New Belgium
This approach was effective for New Belgium. They wanted to create a strong sense of brand identity. Focus groups may have allowed for the broadest possible perspective, but New Belgium is a niche product, not seeking to be everything to everyone. Within their niche, New Belgium needs to be able to demonstrate authenticity, so it needed a brand identity that was stronger, and more specific to a sense of place. Furthermore, the campaign was rooted in the idea of lifestyle, in particular the tensions that define the target market for their beers. These tensions can be better defined by the people who live them --the spots are quite relatable to this niche market. There is a risk with focus groups and an effort to create the broadest possible appeal that the brand identity would become too generic, which would run counter to the company's effort to exploit a clearly-defined, and large, niche.
Unlike their larger contemporaries at Sam Adams, New Belgium has a strong sense of place and community, in the foothills of the Rocky Mountains. At this stage of the brand's growth, they are a small, niche product. The customers that they are seeking are early adopters in these new markets -- the people within the craft beer niche who buy into the marketing associated with New Belgium's identity and Colorado's as well. Aiming for the broadest possible input is not congruent with the brand's position in the market. New Belgium wants to appeal to a fairly specific target market, not the broad market. It is seeking the influencers who will define the brand's image. The spots are, outside of Colorado, a market entry strategy. The objective is to gain some early customers who are influential people, whose lives exhibit the brand's values. This is how the brand will communicate those values to others. A campaign aimed at broad appeal would not accomplish this, so the approach that New Belgium took was the right one for the situation they were in at the time.
2. A word like folly can help to define a campaign, so it is important to ensure that the wording of the spots is powerful. It makes sense that the company would agonize over this choice -- this choice is worth a lot of money. Get it wrong, and the entire campaign falls flat. It is good to have a multitude of different ideas in the room when making decisions because that is usually how a company makes the best decisions. The debate is therefore natural and healthy.
I feel that the use of the word is effective. It communicates the brand identity well.. Those who liked the word were correct. Folly is not a common word, and was open to reinterpretation. It does express the tensions that the spots were intended to express -- it is seen as some people to be folly to "eschew life as a professional in Denver," yet that is precisely the brand identity. The founders of New Belgium blew off promising careers to sell beer made in a basement out of the back of a car. That folly is precisely what defines not only the brewery, but also the target audience of early adopters who drink brands like New Belgium.

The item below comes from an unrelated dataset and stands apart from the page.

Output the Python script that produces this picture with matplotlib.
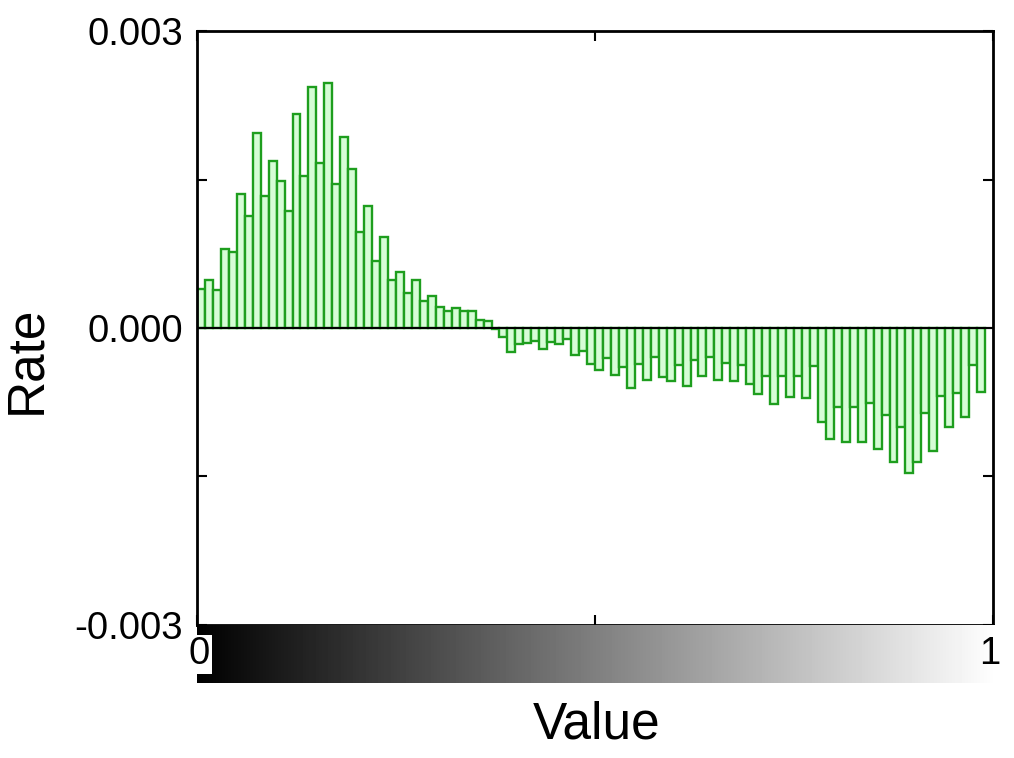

3. The company should continue to focus on the Colorado culture from which it arose. The thing about appealing to people in other parts of the country is that Colorado, and the way of life conveyed in these spots, has appeal across the country. Colorado, and towns like Fort Collins, are full of people who moved there from somewhere else precisely to live that sort of lifestyle. The carefree nature espoused in the spots is not just lifestyle marketing, but aspirational as well. The target market for the brewery consists of people who value this lifestyle, even if they cannot live it themselves. This market is not just people who live in Colorado, but anybody who values freedom, nature and the ability to control their own destiny.
4. New Belgium faces the same risk, but they are in a better position to maintain their brand identity. One of the things with Sam Adams is that it never had a sense of place. They were "Boston Lager," but brewed in Cincinnati. They aimed for a national presence very early, always positioning themselves against Budweiser et al. Sam Adams is publicly-traded, it has shareholders; it was always corporate, even if its beer was better.
New Belgium has always had a strong sense of place, was always rooted in Fort Collins. Moreover, New Belgium has never positioned itself against the major industrial brewers. Thus, even as the company grows larger, it has different positioning in the market, and always has. The company has been able to grow on the basis of being part of a culture that is highly fashionable, whereas Sam Adams even by the 90s had to leave this niche culture. That New Belgium is employee-owned and has a strong sustainability focus helps it even more with respect to its ability to maintain its identity.